──────── Given information ────────

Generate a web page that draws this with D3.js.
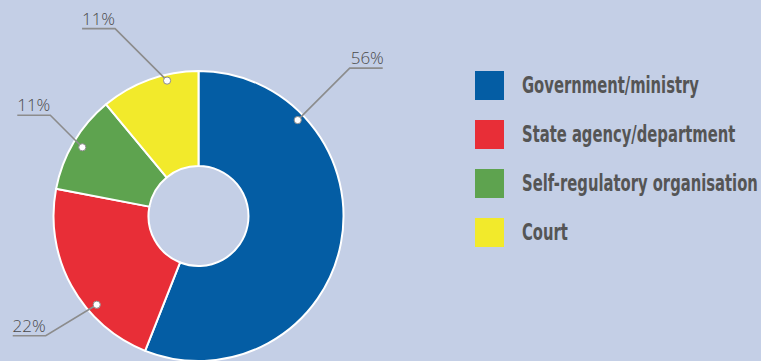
<!DOCTYPE html>
<html>
<head>
<meta charset="utf-8">
<script src="https://cdn.jsdelivr.net/npm/d3@7"></script>
<style>
  html, body { margin: 0; padding: 0; background: #c4cfe6; }
  svg { display: block; }
</style>
</head>
<body>
<svg id="chart" width="761" height="361"></svg>
<script>
// Categories and their shares (percent)
const categories = ["Government/ministry", "State agency/department", "Self-regulatory organisation", "Court"];
const shares = [56, 22, 11, 11];
const colors = ["#045da4", "#e82e37", "#5ea34f", "#f2ea2b"];

// Leader-line placement per slice: where along the slice the dot sits,
// the elbow direction and which side the label text sits on
const leaderLayout = [
  { frac: 0.228, r: 138, dx: 52, dy: -52, side: "right" },
  { frac: 0.345, r: 135, dx: -51, dy: 31, side: "left" },
  { frac: 0.50, r: 135, dx: -32, dy: -32, side: "left" },
  { frac: 0.67, r: 139, dx: -52, dy: -52, side: "left" }
];

const svg = d3.select("#chart");
const cx = 198.5, cy = 216, outerR = 145, innerR = 50;

const data = categories.map((c, i) => ({ name: c, value: shares[i], color: colors[i] }));

const pie = d3.pie().value(d => d.value).sort(null);
const arcs = pie(data);
const arc = d3.arc().innerRadius(innerR).outerRadius(outerR);

const g = svg.append("g").attr("transform", `translate(${cx},${cy})`);

g.selectAll("path.slice")
  .data(arcs)
  .join("path")
  .attr("class", "slice")
  .attr("d", arc)
  .attr("fill", d => d.data.color)
  .attr("stroke", "#ffffff")
  .attr("stroke-width", 2)
  .attr("stroke-linejoin", "round");

// Leader lines with value labels
const lineLen = 33;
arcs.forEach((a, i) => {
  const L = leaderLayout[i];
  const ang = a.startAngle + (a.endAngle - a.startAngle) * L.frac;
  const px = Math.sin(ang) * L.r, py = -Math.cos(ang) * L.r;
  const ex = px + L.dx, ey = py + L.dy;
  const hx = L.side === "right" ? ex + lineLen : ex - lineLen;
  g.append("polyline")
    .attr("points", `${px},${py} ${ex},${ey} ${hx},${ey}`)
    .attr("fill", "none")
    .attr("stroke", "#8c8c8c")
    .attr("stroke-width", 1.6);
  g.append("circle")
    .attr("cx", px).attr("cy", py).attr("r", 3.6)
    .attr("fill", "#ffffff")
    .attr("stroke", "#8c8c8c")
    .attr("stroke-width", 1);
  g.append("text")
    .attr("x", L.side === "right" ? ex + 1 : ex)
    .attr("y", ey - 4)
    .attr("text-anchor", L.side === "right" ? "start" : "end")
    .attr("font-family", "'Open Sans', 'Noto Sans', sans-serif")
    .attr("font-weight", 300)
    .attr("font-size", 17)
    .attr("fill", "#4a4a4a")
    .text(a.data.value + "%");
});

// Legend
const legendY = d3.scaleBand().domain(categories).range([71, 267]).paddingInner(0);
const legend = svg.append("g");
const items = legend.selectAll("g.item")
  .data(data)
  .join("g")
  .attr("class", "item")
  .attr("transform", d => `translate(475,${legendY(d.name)})`);
items.append("rect")
  .attr("width", 29).attr("height", 29)
  .attr("fill", d => d.color);
const labels = items.append("text")
  .attr("font-family", "'DejaVu Sans Condensed', 'DejaVu Sans', sans-serif")
  .attr("font-stretch", "condensed")
  .attr("font-weight", 700)
  .attr("font-size", 22.5)
  .attr("fill", "#555555")
  .text(d => d.name);

// Condense the legend text horizontally so the longest entry spans 236px
const widest = d3.max(labels.nodes(), n => n.getComputedTextLength());
const sx = 236 / widest;
labels.attr("transform", `translate(47,21.5) scale(${sx},1)`);
</script>
</body>
</html>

────────

## Aim of the task
Leave out the pictures and restate, word for word, the lines from the top of the data through the line containing "const arc = d3.arc().innerRadius(innerR).outerRadius(outerR);", both included.

## Output of the task
Generate a web page that draws this with D3.js.
<!DOCTYPE html>
<html>
<head>
<meta charset="utf-8">
<script src="https://cdn.jsdelivr.net/npm/d3@7"></script>
<style>
  html, body { margin: 0; padding: 0; background: #c4cfe6; }
  svg { display: block; }
</style>
</head>
<body>
<svg id="chart" width="761" height="361"></svg>
<script>
// Categories and their shares (percent)
const categories = ["Government/ministry", "State agency/department", "Self-regulatory organisation", "Court"];
const shares = [56, 22, 11, 11];
const colors = ["#045da4", "#e82e37", "#5ea34f", "#f2ea2b"];

// Leader-line placement per slice: where along the slice the dot sits,
// the elbow direction and which side the label text sits on
const leaderLayout = [
  { frac: 0.228, r: 138, dx: 52, dy: -52, side: "right" },
  { frac: 0.345, r: 135, dx: -51, dy: 31, side: "left" },
  { frac: 0.50, r: 135, dx: -32, dy: -32, side: "left" },
  { frac: 0.67, r: 139, dx: -52, dy: -52, side: "left" }
];

const svg = d3.select("#chart");
const cx = 198.5, cy = 216, outerR = 145, innerR = 50;

const data = categories.map((c, i) => ({ name: c, value: shares[i], color: colors[i] }));

const pie = d3.pie().value(d => d.value).sort(null);
const arcs = pie(data);
const arc = d3.arc().innerRadius(innerR).outerRadius(outerR);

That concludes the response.